Biz milletler mücadelesi diyoruz ya, hik3aye sanıyorlar ya da bir klişe..

Alâkası yok!

Milletler mücadelesi bir dünya yasasıdır ve tarihidir.

Güncel olayları geçmişin kalburundan geçirenler bu gerçekle yüzleşirler.

Çünkü güncel olaylar fena halde geçmişin izini sürer.

Önümde iki ayrı kitap var:

Biri, İbn-i Haldun'un "Mukaddime"si..

Diğeri ise, Amerikalı siyaset bilimci  Tim Marshall'ın  "Coğrafya Mahkumları-Dünyanın Kaderini Değiştiren On Harita" sı..

İbn-i Haldun, "Coğrafya kaderdir!" hükmü ile bilinir; Tim Marshall ise İbn-i Haldun'dan yaklaşık yedi asır sonra, güncel olayları coğrafyanın olağanüstü etkisiyle anlatıyor: Kıta kıta, ülke ülke coğrafya analizleri yapıyor ve asırlar sonra İbn-i Haldun'u tasdik ederek milletlerin davranışlarının değişmediğini ilan ediyor. Kitapta incelenen on harita içinde Orta Doğu'ya ayrı bir yer ayrılmış. Bölgenin özellikle mezhepler üzerinden yaşadığı bölünmeleri dağları ve çölleri hesaba katarak tahlil eden yazar, Sykes-Picot sisteminin bozulduğunu, tekrar bir araya getirilmesi için uzun ve kanlı bir mücadele gerekeceğini belirtiyor.

Hiçbir millet-devlet, coğrafyanın baskısından kenara kaçamaz; coğrafya öylesine güçlü bir politik güce sahiptir ki kendisine duyarsız davranan her toplumu ama öyle ama böyle cezalandırır.

Türkiye, güçlü ve istikrarlı bir milli devlet; ancak tarihin izini sürmek zorunda.

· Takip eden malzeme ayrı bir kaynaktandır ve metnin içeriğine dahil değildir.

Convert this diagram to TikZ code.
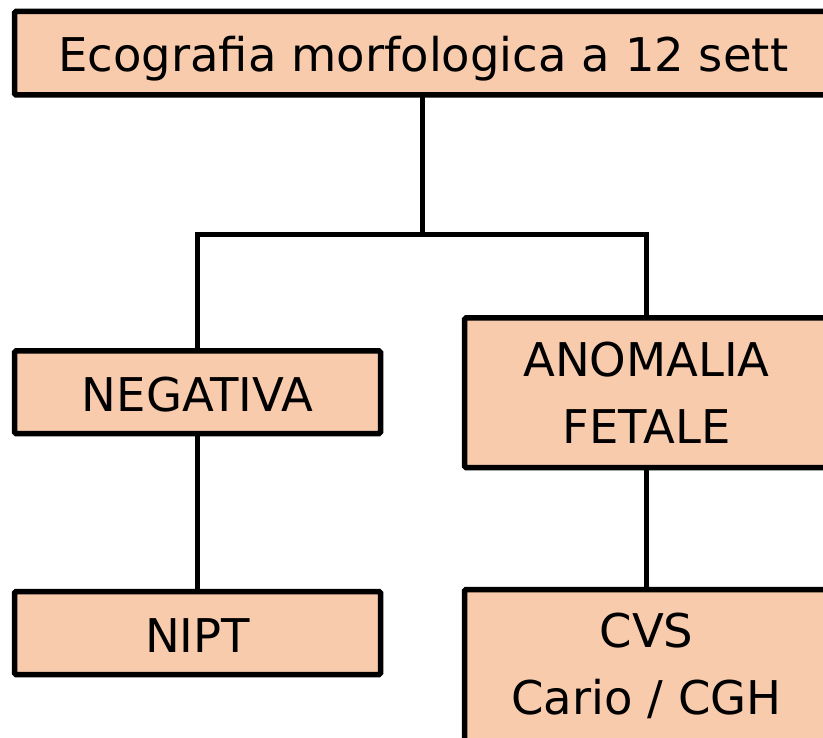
\documentclass[tikz,border=0pt]{standalone}
\usepackage{fontspec}
\setmainfont{DejaVu Sans}
\definecolor{boxfill}{HTML}{F8CBAD}
\begin{document}
\begin{tikzpicture}[x=1pt,y=1pt,
  box/.style={draw=black, fill=boxfill, line width=5.5pt, rounded corners=1.5pt,
    inner sep=0pt, outer sep=0pt, align=center,
    font=\fontsize{46.5}{67}\selectfont},
  onel/.style={text height=39pt, text depth=0pt},
  link/.style={draw=black, line width=5.5pt, line join=miter}]
\useasboundingbox (0,0) rectangle (823,-738);
\clip (0,0) rectangle (823,-738);
\node[box, onel, text height=36.5pt, minimum width=817.5pt, minimum height=83.5pt] (top) at (423.25,-53.25) {Ecografia morfologica a 12 sett};
\node[box, onel, minimum width=366pt, minimum height=82.5pt] (neg) at (197.5,-392.25) {NEGATIVA};
\node[box, minimum width=364pt, minimum height=149.5pt] (ano) at (646.5,-392.75) {ANOMALIA\\FETALE};
\node[box, onel, minimum width=366pt, minimum height=83pt] (nipt) at (197.5,-633) {NIPT};
\node[box, minimum width=364pt, minimum height=152.5pt] (cvs) at (646.5,-665.75) {CVS\\Cario / CGH};
\coordinate (mid) at (422.5,-234.5);
\draw[link] (top.south -| mid) -- (mid);
\draw[link] (neg.north) -- (neg.north |- mid) -- (ano.north |- mid) -- (ano.north);
\draw[link] (neg.south) -- (nipt.north);
\draw[link] (ano.south) -- (cvs.north);
\end{tikzpicture}
\end{document}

Türkiye'nin, Orta Doğu ve Akdeniz'de seyirci pozisyonunda kalmasını öngörenler var. Bu mümkün değil; seyirci kalan, maruz kalır! Milletler sistemi, bir siyaset denklemidir; bu denklemde barışın diliyle konuşurken de gerilime hazır olmak tarihin emrettiği bir tedbirdir. Milletler sisteminde siyasetin sınırları, fiziki sınırların ötesindedir. Buna jeopolitikanın diliyle açıklık getirecek olursak şunu söyleyebiliriz: Siyasi sınırları milli çıkar belirler ve bağımsızlığın temel gereği olan milli mukavemet tarihin sınırlarında başlar. Türkiye'nin, Barış Pınarı Harekâtı'na karşı olanlar jeopolitikayı bilmiyor ve milli bağımsızlığın sinik politikalarla zedelenebileceğini görmüyorlardı. Anlamıyorlardı ki Amerika'nın kıtalar, okyanuslar aşarak kendisine ait olmayan topraklarda ne işi vardı? Rusya, Suriye'de neden üs kurmuştu? Fransa, Libya'da ne arıyordu?

Bütün bu ülkeler geçmişin izini sürüyorlar. Türkiye olan bitene seyirci mi kalmalıydı? Sınırlarını güvence altına almak için sarf ettiği çaba ne kadar değerli ise, Kıbrıs açıklarında petrol arama hamlesi o kadar haklı ve şimdi de Libya'da anlaşmalar çerçevesinde, yerini alması o kadar meşru ve doğru.

Batının iş birlikçisi Hafter'in, paralı askerlerle giriştiği saldırı Libya'nın iç işleri olmaktan çıktı; emperyal oyunların gölgesinde işgal girişimine döndü.

Türkiye, Libya'da milletler rejiminin en üst kurumu olan Birleşmiş Milletler'in tanıdığı seçilmiş hükümete katkı sunmak için denklemde yerini alırken ortaya çıkan gürültüler oryantalist bir mecradan besleniyor gibi. Batılı zihniyet kime yanlış ve kötü diyorsa onun karşısında pozisyon alan muhalefet anlayışı, tarihin karşısında mesuliyet taşımaktan kurtulamaz.

Milli hassasiyetten uzak, kozmopolit her siyasi çıkış, sahibini gerçekler karşısında mahçup ve mahkûm eder.